Here are the recent answer to this question.
By Sylvia W.Haywood05/29/2012
Shaved Brussel Sprouts with Pancetta
1 tsp. evoo
2 oz. Pancetta
1/4 cup Shallots, chopped
1 lb Wegmans Shaved Brussels Sprouts (Wegmans is an absolutely wonderful super market in the Fredericksburg Virginia area, but you can make your own Shaved Sprouts if they are not available in your area - just slice each sprout very thin.)
Note: The recipe came from Wegmans as well.
1/4 cup Wegmans Basting Oil
Salt and Pepper to taste
1/4 cup Wegmans Apple Vinegar Spritzer
1 Add oo and pancetta to large skillet. Cook on MEDIUM about 5 min. until pancetta begins to render fat, but is not browned.

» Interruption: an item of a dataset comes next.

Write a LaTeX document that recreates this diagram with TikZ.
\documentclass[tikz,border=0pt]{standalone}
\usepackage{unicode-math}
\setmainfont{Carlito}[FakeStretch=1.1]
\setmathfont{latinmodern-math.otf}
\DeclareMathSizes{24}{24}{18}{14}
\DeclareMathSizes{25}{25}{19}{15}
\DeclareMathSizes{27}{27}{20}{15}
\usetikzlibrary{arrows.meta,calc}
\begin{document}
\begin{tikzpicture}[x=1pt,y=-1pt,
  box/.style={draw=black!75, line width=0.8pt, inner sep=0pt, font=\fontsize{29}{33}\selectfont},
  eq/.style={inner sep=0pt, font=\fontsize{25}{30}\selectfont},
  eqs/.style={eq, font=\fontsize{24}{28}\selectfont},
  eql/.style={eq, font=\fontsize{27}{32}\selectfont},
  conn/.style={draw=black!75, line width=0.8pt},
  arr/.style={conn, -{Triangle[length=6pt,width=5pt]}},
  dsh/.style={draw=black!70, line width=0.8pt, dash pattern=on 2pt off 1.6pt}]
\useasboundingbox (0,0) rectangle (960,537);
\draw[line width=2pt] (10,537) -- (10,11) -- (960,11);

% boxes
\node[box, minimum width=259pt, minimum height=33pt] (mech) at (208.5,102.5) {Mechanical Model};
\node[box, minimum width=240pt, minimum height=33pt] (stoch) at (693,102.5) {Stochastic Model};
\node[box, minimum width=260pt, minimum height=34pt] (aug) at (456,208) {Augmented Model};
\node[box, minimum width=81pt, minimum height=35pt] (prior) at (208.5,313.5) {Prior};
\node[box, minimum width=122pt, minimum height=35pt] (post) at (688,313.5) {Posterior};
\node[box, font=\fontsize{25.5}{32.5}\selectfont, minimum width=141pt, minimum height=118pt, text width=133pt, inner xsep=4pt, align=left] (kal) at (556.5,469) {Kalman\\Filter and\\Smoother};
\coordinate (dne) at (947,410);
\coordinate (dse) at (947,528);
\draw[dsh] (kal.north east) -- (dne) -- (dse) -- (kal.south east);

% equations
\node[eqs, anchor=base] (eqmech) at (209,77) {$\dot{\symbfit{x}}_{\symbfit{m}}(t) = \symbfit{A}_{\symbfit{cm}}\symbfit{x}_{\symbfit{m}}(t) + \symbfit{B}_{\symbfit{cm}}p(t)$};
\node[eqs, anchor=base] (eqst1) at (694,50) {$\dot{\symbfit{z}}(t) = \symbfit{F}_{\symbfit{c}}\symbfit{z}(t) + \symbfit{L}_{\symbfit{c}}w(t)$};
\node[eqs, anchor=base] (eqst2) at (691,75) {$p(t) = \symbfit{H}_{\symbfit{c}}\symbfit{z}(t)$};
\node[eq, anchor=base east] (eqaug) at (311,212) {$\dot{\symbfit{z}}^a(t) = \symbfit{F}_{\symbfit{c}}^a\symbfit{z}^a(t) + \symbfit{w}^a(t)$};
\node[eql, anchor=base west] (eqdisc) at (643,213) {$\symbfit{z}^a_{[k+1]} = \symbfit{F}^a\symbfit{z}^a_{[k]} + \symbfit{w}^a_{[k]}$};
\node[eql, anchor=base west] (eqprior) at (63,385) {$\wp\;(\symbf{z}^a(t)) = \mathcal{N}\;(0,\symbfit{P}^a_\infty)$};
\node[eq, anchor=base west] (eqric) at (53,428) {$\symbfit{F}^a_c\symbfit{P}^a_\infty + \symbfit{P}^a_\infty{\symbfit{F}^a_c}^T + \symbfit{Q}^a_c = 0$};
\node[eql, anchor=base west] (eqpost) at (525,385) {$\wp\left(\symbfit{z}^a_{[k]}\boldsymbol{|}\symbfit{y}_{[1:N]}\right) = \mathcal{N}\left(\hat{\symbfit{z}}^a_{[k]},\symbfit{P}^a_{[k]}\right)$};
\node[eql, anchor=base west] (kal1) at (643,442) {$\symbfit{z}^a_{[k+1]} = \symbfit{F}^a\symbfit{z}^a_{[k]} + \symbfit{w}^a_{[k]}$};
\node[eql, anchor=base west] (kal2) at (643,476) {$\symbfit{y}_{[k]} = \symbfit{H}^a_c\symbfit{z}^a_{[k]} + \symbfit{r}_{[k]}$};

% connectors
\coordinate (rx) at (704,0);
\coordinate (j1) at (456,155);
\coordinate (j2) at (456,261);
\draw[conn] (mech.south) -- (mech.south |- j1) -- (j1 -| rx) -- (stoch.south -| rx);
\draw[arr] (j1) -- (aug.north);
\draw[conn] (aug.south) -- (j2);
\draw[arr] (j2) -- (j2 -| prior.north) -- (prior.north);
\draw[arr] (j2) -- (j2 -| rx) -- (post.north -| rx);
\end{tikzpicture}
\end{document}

2 Add shallots, Brussels Sprouts and basting oil. Season with salt and pepper. Cook, Stirring, until vegetables are nearly softened, but not browned. Remove from heat.
3 Add Apple Vinegar Spritzer and toss. Serve and enjoy a little piece of heaven!

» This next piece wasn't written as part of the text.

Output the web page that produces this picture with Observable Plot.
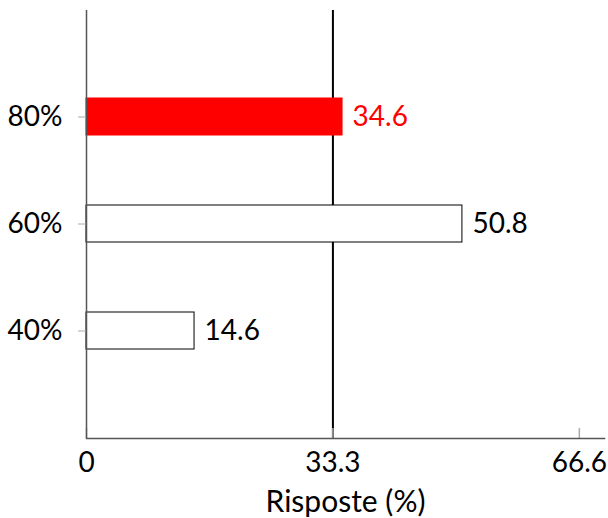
<!DOCTYPE html>
<html>
<head>
<meta charset="utf-8">
<script src="https://cdn.jsdelivr.net/npm/d3@7"></script>
<script src="https://cdn.jsdelivr.net/npm/@observablehq/plot@0.6"></script>
<style>
  html, body { margin: 0; padding: 0; background: #fff; }
  #chart svg { display: block; }
</style>
</head>
<body>
<div id="chart"></div>
<script>
const categories = ["80%", "60%", "40%"];
const values = [34.6, 50.8, 14.6];
const highlighted = ["80%"];
const xTicks = [0, 33.3, 66.6];
const xTickLabels = ["0", "33.3", "66.6"];
const referenceValue = [33.3];
const xLabel = "Risposte (%)";

const data = categories.map((c, i) => ({cat: c, value: values[i], hi: highlighted.includes(c)}));

const chart = Plot.plot({
  width: 608,
  height: 518,
  marginLeft: 86,
  marginRight: 4,
  marginTop: 10,
  marginBottom: 80,
  style: {fontFamily: "Lato, sans-serif", fontSize: "28px", color: "#000", background: "#fff"},
  x: {domain: [0, 70]},
  y: {domain: categories, paddingInner: 0.65, paddingOuter: 0.825},
  marks: [
    Plot.ruleX(referenceValue, {stroke: "#000", strokeWidth: 2}),
    Plot.barX(data, {
      y: "cat", x: "value",
      fill: d => d.hi ? "#ff0000" : "#fff",
      stroke: d => d.hi ? "#ff0000" : "#000",
      strokeWidth: 1
    }),
    Plot.text(data, {
      y: "cat", x: "value", text: d => d.value.toFixed(1),
      dx: 10, textAnchor: "start",
      fill: d => d.hi ? "#ff0000" : "#000",
      fontSize: 28
    }),
    Plot.ruleX(xTicks, {x: d => d, insetTop: 418, stroke: "#aaa", strokeWidth: 1.5}),
    Plot.ruleX([0], {stroke: "#555", strokeWidth: 1.5}),
    Plot.frame({anchor: "bottom", stroke: "#555", strokeWidth: 1.5}),
    Plot.axisY({tickSize: 8, tickPadding: 16, stroke: "#aaa", fill: "#000", fontSize: 28, label: null}),
    Plot.axisX({ticks: xTicks, tickFormat: (d) => xTickLabels[xTicks.indexOf(d)], tickSize: 0, tickPadding: 14, fontSize: 28, fill: "#000",
      label: null}),
    Plot.text([xLabel], {frameAnchor: "bottom", dy: 73, fontSize: 30, fill: "#000", text: d => d})
  ]
});
document.getElementById("chart").appendChild(chart);
</script>
</body>
</html>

My daughter's husband and one son, who normally won't touch Brussels Sprouts really loved this dish, so she and I didn't get quite as much as we would have liked.
By Russel (Guest Post)11/17/2008
When it is getting cold and plants won't survive much longer, one can shred brussel sprout leaves and blanch in boiling water for a few minutes in order to freeze for later use. (Don't fully cook.) Then the leaves can be used in soup or stir-fried with other vegetables later, after the season is over.
By Russel (Guest Post)11/17/2008
Brussel sprout leaves are so much of the plant and so nutritious that it would certainly be a waste not to eat them. Great cooked like spinach or greens.
By ron (Guest Post)10/08/2008
Try them like beef & broccoli stir fry with oyster sauce I ve never goten sick on brussell sprout leaves.
I eat the leaves from broccoli a lot. Many leaves from vegetables are just as edible as the vegetable itself. Celery leaves are great in soups and broths.
By Judy (Guest Post)11/11/2007
I just made a soup using some chopped up brussel sprout leaves. It came out delicious. We grew six brussel sprout plants and when I harvest them I decided to try to use the leaves in a soup so I chopped about 5 leaves in two packages of Ramen noodles. I also added some leftover cooked chicken. It came out wonderful and so easy. Judy from Massachusetts
By Janice (Guest Post)11/03/2007
YES! They are very edible, as are radish leaves. You cook them the same as you would mustard greens. They are delicious.
By Lynda (Guest Post)11/01/2007
The thin stalks don't need peeling, but the thick stalks are tough-skinned and need to be both peeled or sliced/diced. We prefer steamed until tender, with Oriental Ginger Salad Dressing with toasted sesame seeds poured over it all, or sprinkle Stubbs Ginger/Rosemary Seasoning like salt. Yummmm.
During these cooler months, however, many sick folks are inconsiderate or thoughtless, and both shop when coughing/ill and handle fresh produce, so we stop buying fresh things in Nov. through May , unless packaged well, during the Flu season, avoiding it most of the time. We buy fresh frozen instead. Good luck and God bless.
By Kat 11/01/2007
As far as I know the broccoli ones are. I do not know about the Brussels sprouts ones. I used to buy fresh broccoli for stir fry, and I'd cut the florets bite-sized, then peel and slice the stems like water chestnuts, and throw all the leaves in, too. MMM! Even picky kids and adults would gobble it down. I haven't done this in a while because I found out I have multiple allergies and have not found a good stir fry sauce or recipe for sauce, so far.